Monolithic DBR Laser Diodes and Semiconductor Economics

John Spencer About The Author

Thu, Dec 23, 2010 @ 11:10 AM

Laser products follow a remarkably consistent trajectory.  They start out as large research systems with substantial functionality and flexibility.  They fill the optical table.  These include Ti:sapphire lasers, Ar-ion lasers, YAG lasers, and CO2 lasers. They also include hybrid semiconductor designs, such as external cavity lasers (ECLs) and volume Bragg lasers (VBGs).  As specific applications are developed, specific functionality becomes more important as the researcher optimizes the experiment.  As engineers develop products from these experiments, the requirements expand to include ruggedness and cost.  The laser component may start out as a large system, but it inevitably ends up as a high volume semiconductor.  Examples include optical storage lasers (CDs and DVDs) and telecom lasers.  As volumes go up semiconductor economics enters in, costs drop, and high volume products are enabled.  

Our customers are leading us along the same pathway.  They are moving beyond the research lasers and hybrid designs because they recognize that only the monolithic semiconductor laser offers true semiconductor scalability.  Intermediate products including VBGs and ECLs may offer transient advantages in low volumes, but their hybrid design makes them difficult to scale.  

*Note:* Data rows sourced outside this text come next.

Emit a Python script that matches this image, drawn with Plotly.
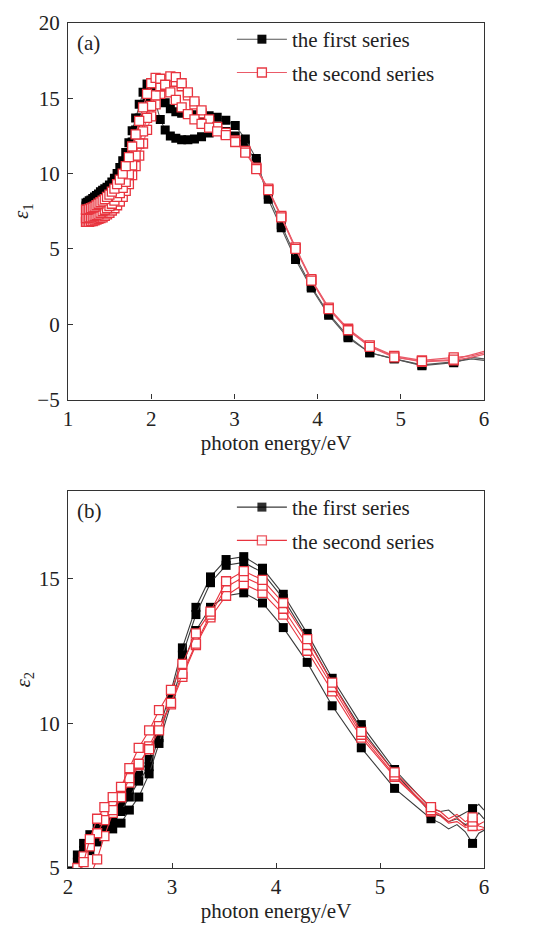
import plotly.graph_objects as go

# ---------------- panel (a): eps1 ----------------
energy_a = [1.216, 1.235, 1.255, 1.276, 1.297, 1.319, 1.342, 1.366, 1.390, 1.416,
            1.442, 1.469, 1.498, 1.527, 1.558, 1.590, 1.623, 1.658, 1.694, 1.732,
            1.771, 1.813, 1.856, 1.902, 1.950, 2.000, 2.053, 2.109, 2.168, 2.230,
            2.296, 2.366, 2.441, 2.520, 2.605, 2.696, 2.793, 2.897, 3.010, 3.131,
            3.263, 3.407, 3.563, 3.735, 3.924, 4.133, 4.366, 4.627, 4.921, 5.254,
            5.636, 5.85, 6.0]
marker_a = [1] * 51 + [0, 0]

eps1_first_1 = [8.05, 8.1, 8.2, 8.25, 8.35, 8.45, 8.55, 8.65, 8.8, 8.9,
                9.0, 9.1, 9.25, 9.45, 9.7, 10.0, 10.4, 10.85, 11.4, 12.05,
                12.85, 13.7, 14.6, 15.4, 15.95, 15.8, 14.7, 13.6, 12.9, 12.5,
                12.35, 12.25, 12.25, 12.3, 12.45, 12.7, 12.8, 12.8, 12.5, 11.9,
                10.8, 8.6, 6.6, 4.5, 2.5, 0.7, -0.8, -1.9, -2.3, -2.7,
                -2.5, -2.3, -2.4]
eps1_first_2 = [7.85, 7.9, 7.95, 8.0, 8.1, 8.2, 8.3, 8.4, 8.5, 8.6,
                8.7, 8.8, 8.95, 9.1, 9.3, 9.55, 9.9, 10.3, 10.8, 11.4,
                12.1, 12.9, 13.7, 14.4, 14.9, 15.2, 15.3, 15.2, 14.7, 14.3,
                14.1, 14.0, 13.95, 13.9, 13.85, 13.85, 13.75, 13.55, 13.2, 12.3,
                11.0, 8.3, 6.4, 4.3, 2.4, 0.6, -0.9, -1.9, -2.3, -2.75,
                -2.55, -2.2, -2.3]
eps1_second_1 = [7.6, 7.6, 7.65, 7.7, 7.75, 7.8, 7.9, 8.0, 8.1, 8.2,
                 8.3, 8.45, 8.6, 8.8, 9.0, 9.3, 9.6, 10.0, 10.5, 11.1,
                 11.8, 12.6, 13.5, 14.4, 15.3, 16.0, 16.35, 16.3, 15.9, 15.4,
                 14.9, 14.4, 13.95, 13.6, 13.3, 13.05, 12.8, 12.55, 12.1, 11.4,
                 10.3, 8.9, 7.1, 5.0, 2.9, 1.0, -0.4, -1.5, -2.2, -2.45,
                 -2.35, -2.0, -1.8]
eps1_second_2 = [7.05, 7.05, 7.1, 7.1, 7.15, 7.2, 7.25, 7.3, 7.4, 7.5,
                 7.6, 7.7, 7.85, 8.0, 8.2, 8.45, 8.7, 9.05, 9.45, 9.95,
                 10.55, 11.2, 12.0, 12.8, 13.7, 14.5, 15.2, 15.8, 16.2, 16.45,
                 16.4, 16.0, 15.4, 14.8, 14.2, 13.6, 13.1, 12.7, 12.2, 11.5,
                 10.4, 9.0, 7.2, 5.1, 3.0, 1.1, -0.3, -1.4, -2.1, -2.4,
                 -2.2, -2.1, -1.9]
eps1_second_3 = [6.8, 6.8, 6.8, 6.85, 6.85, 6.9, 6.95, 7.0, 7.05, 7.1,
                 7.2, 7.3, 7.4, 7.55, 7.7, 7.9, 8.15, 8.45, 8.85, 9.3,
                 9.9, 10.5, 11.2, 12.0, 12.9, 13.8, 14.6, 15.3, 15.8, 16.1,
                 16.1, 15.8, 15.2, 14.6, 14.0, 13.4, 12.95, 12.6, 12.15, 11.45,
                 10.35, 8.95, 7.15, 5.05, 2.95, 1.05, -0.35, -1.45, -2.15, -2.5,
                 -2.4, -2.2, -2.0]

# ---------------- panel (b): eps2 ----------------
energy_b = [2.03, 2.09, 2.15, 2.21, 2.28, 2.35, 2.43, 2.51, 2.59, 2.68,
            2.78, 2.875, 2.99, 3.10, 3.23, 3.37, 3.52, 3.69, 3.87, 4.07,
            4.30, 4.54, 4.82, 5.14, 5.49, 5.58, 5.66, 5.74, 5.82, 5.89,
            5.95, 6.0]
marker_b = [1] * 25 + [0, 0, 0, 0, 1, 0, 0]

eps2_first_1 = [4.9, 5.45, 5.85, 6.15, 6.4, 6.6, 6.8, 7.15, 7.7, 8.2,
                8.75, 9.8, 11.1, 12.6, 14.0, 15.05, 15.65, 15.75, 15.35, 14.45,
                13.1, 11.55, 9.95, 8.4, 7.05, 6.95, 7.0, 6.75, 6.9, 7.05,
                7.2, 7.0]
eps2_first_2 = [4.7, 5.2, 5.6, 5.95, 6.2, 6.4, 6.6, 6.95, 7.45, 8.0,
                8.5, 9.5, 10.9, 12.35, 13.75, 14.85, 15.45, 15.55, 15.2, 14.3,
                12.95, 11.4, 9.8, 8.3, 6.9, 6.8, 6.6, 6.7, 6.5, 6.6,
                6.9, 6.7]
eps2_first_3 = [4.5, 4.85, 5.2, 5.6, 5.9, 6.1, 6.35, 6.55, 7.0, 7.45,
                8.25, 9.3, 10.7, 12.0, 13.2, 14.0, 14.4, 14.5, 14.15, 13.3,
                12.1, 10.6, 9.15, 7.75, 6.7, 6.55, 6.35, 6.5, 6.25, 5.85,
                6.2, 6.3]
eps2_second_1 = [4.4, 4.8, 5.2, 6.0, 6.7, 7.1, 7.45, 7.8, 8.45, 9.15,
                 9.75, 10.45, 11.15, 12.05, 13.1, 13.85, 14.9, 15.25, 14.95, 14.15,
                 12.9, 11.4, 9.7, 8.3, 7.1, 6.95, 6.7, 6.85, 6.6, 6.75,
                 6.5, 6.6]
eps2_second_2 = [4.6, 5.0, 5.4, 5.75, 6.2, 6.65, 7.0, 7.45, 8.1, 8.6,
                 9.1, 9.75, 10.7, 11.7, 12.75, 13.75, 14.7, 15.05, 14.75, 13.95,
                 12.7, 11.25, 9.6, 8.2, 7.0, 6.85, 6.6, 6.75, 6.45, 6.6,
                 6.45, 6.4]
eps2_second_3 = [3.5, 3.9, 4.3, 4.7, 5.3, 6.1, 6.9, 7.45, 7.95, 8.55,
                 9.2, 9.9, 10.65, 11.6, 12.7, 13.65, 14.4, 14.8, 14.5, 13.75,
                 12.5, 11.1, 9.5, 8.15, 6.95, 6.8, 6.55, 6.6, 6.4, 6.45,
                 6.3, 6.35]

series_names = ["the first series", "the second series"]

FONT = "Liberation Serif"
BLACK_LINE = "#3a3a3a"
RED = "#e8343f"
RED_A_LINE = "#ea5a68"

fig = go.Figure()


def add_curve(x, y, flags, kind, xa, ya, legend, show, line_color):
    if kind == 0:
        marker = dict(symbol="square", size=9, color="black",
                      opacity=flags, line=dict(width=0))
        name = series_names[0]
    else:
        marker = dict(symbol="square", size=9, color="white",
                      opacity=flags, line=dict(color=RED, width=1.3))
        name = series_names[1]
    fig.add_trace(go.Scatter(
        x=x, y=y, mode="lines+markers", name=name,
        line=dict(color=line_color, width=1.1),
        marker=marker, xaxis=xa, yaxis=ya,
        legend=legend, legendgroup=legend + name, showlegend=show))


# panel (a)
add_curve(energy_a, eps1_first_1, marker_a, 0, "x", "y", "legend", True, "#555555")
add_curve(energy_a, eps1_first_2, marker_a, 0, "x", "y", "legend", False, "#555555")
add_curve(energy_a, eps1_second_3, marker_a, 1, "x", "y", "legend", False, RED_A_LINE)
add_curve(energy_a, eps1_second_2, marker_a, 1, "x", "y", "legend", False, RED_A_LINE)
add_curve(energy_a, eps1_second_1, marker_a, 1, "x", "y", "legend", True, RED_A_LINE)

# panel (b)
add_curve(energy_b, eps2_first_1, marker_b, 0, "x2", "y2", "legend2", True, BLACK_LINE)
add_curve(energy_b, eps2_first_2, marker_b, 0, "x2", "y2", "legend2", False, BLACK_LINE)
add_curve(energy_b, eps2_first_3, marker_b, 0, "x2", "y2", "legend2", False, BLACK_LINE)
add_curve(energy_b, eps2_second_3, marker_b, 1, "x2", "y2", "legend2", False, RED)
add_curve(energy_b, eps2_second_2, marker_b, 1, "x2", "y2", "legend2", False, RED)
add_curve(energy_b, eps2_second_1, marker_b, 1, "x2", "y2", "legend2", True, RED)

axis_common = dict(
    showline=True, mirror=True, linecolor="#333333", linewidth=1.3,
    ticks="inside", ticklen=5, tickwidth=1.2, tickcolor="#333333",
    showgrid=False, zeroline=False, automargin=False,
    tickfont=dict(family=FONT, size=21, color="#222222"),
)

# the page body has an 8px margin, so the figure is sized/offset to compensate
fig.update_layout(
    width=533, height=922,
    margin=dict(l=60, r=57, t=14, b=62),
    plot_bgcolor="white", paper_bgcolor="white",
    font=dict(family=FONT, size=21, color="#222222"),
    xaxis=dict(axis_common, range=[1, 6], dtick=1, anchor="y",
               title=dict(text="photon energy/eV", standoff=4,
                          font=dict(family=FONT, size=21))),
    yaxis=dict(axis_common, range=[-5, 20], dtick=5, domain=[0.5544, 1.0],
               anchor="x", ticklabelstandoff=3,
               title=dict(text="<i>ε</i><sub>1</sub>", standoff=2,
                          font=dict(family=FONT, size=21))),
    xaxis2=dict(axis_common, range=[2, 6], dtick=1, anchor="y2",
                title=dict(text="photon energy/eV", standoff=4,
                           font=dict(family=FONT, size=21))),
    yaxis2=dict(axis_common, range=[5, 18], tickvals=[5, 10, 15],
                domain=[0.0, 0.4456], anchor="x2", ticklabelstandoff=3,
                title=dict(text="<i>ε</i><sub>2</sub>", standoff=2,
                           font=dict(family=FONT, size=21))),
    legend=dict(x=0.394, y=1.0035, xanchor="left", yanchor="top",
                bgcolor="rgba(0,0,0,0)", font=dict(family=FONT, size=21),
                tracegroupgap=3, itemwidth=50),
    legend2=dict(x=0.394, y=0.4504, xanchor="left", yanchor="top",
                 bgcolor="rgba(0,0,0,0)", font=dict(family=FONT, size=21),
                 tracegroupgap=3, itemwidth=50),
    annotations=[
        dict(text="(a)", x=0.018, y=0.9767, xref="paper", yref="paper",
             xanchor="left", yanchor="middle", showarrow=False,
             font=dict(family=FONT, size=21)),
        dict(text="(b)", x=0.018, y=0.4223, xref="paper", yref="paper",
             xanchor="left", yanchor="middle", showarrow=False,
             font=dict(family=FONT, size=21)),
    ],
)

fig.write_html("out.html")
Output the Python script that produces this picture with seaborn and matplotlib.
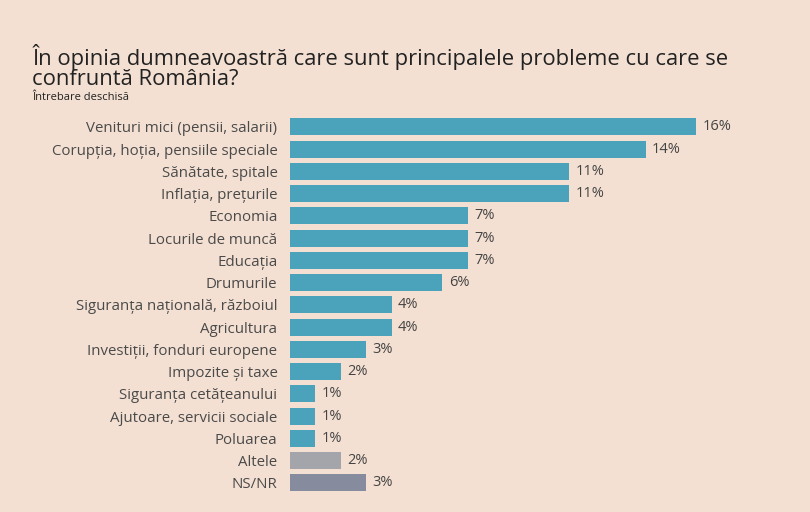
import matplotlib
matplotlib.use("Agg")
import matplotlib.pyplot as plt
import seaborn as sns
import pandas as pd

# ── Data ──────────────────────────────────────────────────────────────────────

categories = [
    "Venituri mici (pensii, salarii)",
    "Corupția, hoția, pensiile speciale",
    "Sănătate, spitale",
    "Inflația, prețurile",
    "Economia",
    "Locurile de muncă",
    "Educația",
    "Drumurile",
    "Siguranța națională, războiul",
    "Agricultura",
    "Investiții, fonduri europene",
    "Impozite și taxe",
    "Siguranța cetățeanului",
    "Ajutoare, servicii sociale",
    "Poluarea",
    "Altele",
    "NS/NR",
]
values = [16, 14, 11, 11, 7, 7, 7, 6, 4, 4, 3, 2, 1, 1, 1, 2, 3]

title_lines = ["În opinia dumneavoastră care sunt principalele probleme cu care se",
               "confruntă România?"]
subtitle = "Întrebare deschisă"

# ── Style ─────────────────────────────────────────────────────────────────────

bg = "#f3e0d2"
teal = "#4aa3ba"
colors = [teal] * 15 + ["#a4a4ab", "#868c9d"]

sns.set_theme(style="white")
plt.rcParams["font.family"] = ["Open Sans", "DejaVu Sans"]

df = pd.DataFrame({"cat": categories, "val": values})

fig = plt.figure(figsize=(8.1, 5.12), dpi=100, facecolor=bg)
ax = fig.add_axes([0.358, 0.035, 0.55, 0.739])
ax.set_facecolor(bg)

sns.barplot(data=df, x="val", y="cat", hue="cat", palette=colors,
            legend=False, width=0.76, ax=ax, saturation=1, linewidth=0)

for i, v in enumerate(values):
    ax.text(v + 0.25, i, f"{v}%", va="center", ha="left",
            fontsize=10.5, color="#444444")

ax.set_xlim(0, 17.54)
ax.set_ylim(16.5, -0.5)
ax.set_xlabel("")
ax.set_ylabel("")
ax.set_xticks([])
ax.tick_params(axis="y", length=0, pad=9, labelsize=10.8, labelcolor="#4a4a4a")
sns.despine(ax=ax, left=True, bottom=True)

# title, two lines, baselines at ~65px and ~85px from top
for line, ypx in zip(title_lines, [65, 85]):
    fig.text(0.04, 1 - ypx / 512, line, fontsize=15.8, color="#222222",
             va="baseline", ha="left")
fig.text(0.04, 1 - 100 / 512, subtitle, fontsize=8, color="#222222",
         va="baseline", ha="left")

fig.savefig("out.png", dpi=100, facecolor=bg)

The economics of the semiconductor industry is driven by high fixed costs and vanishingly small marginal costs.  Simply stated, the experience of going down the learning curve drives costs down rapidly. 

One of the major emerging applications for precision lasers is the mobile instrument -- driving volumes in today's markets are those applications carried by people or vehicles.  A projector incorporated into a mobile phone finds many more customers than a conference room projector.  An analytical instrument carried by a first responder will use many more lasers than a laboratory based instrument.  

Photodigm DBR lasers -- monolithic, scalable, and precise -- are key components in the development of mobile instruments including spectrometers, gyroscopes, magnetometers, and clocks. Monolithic devices, their semiconductor economics will ensure that they will be uniquely enabling solutions for these applications.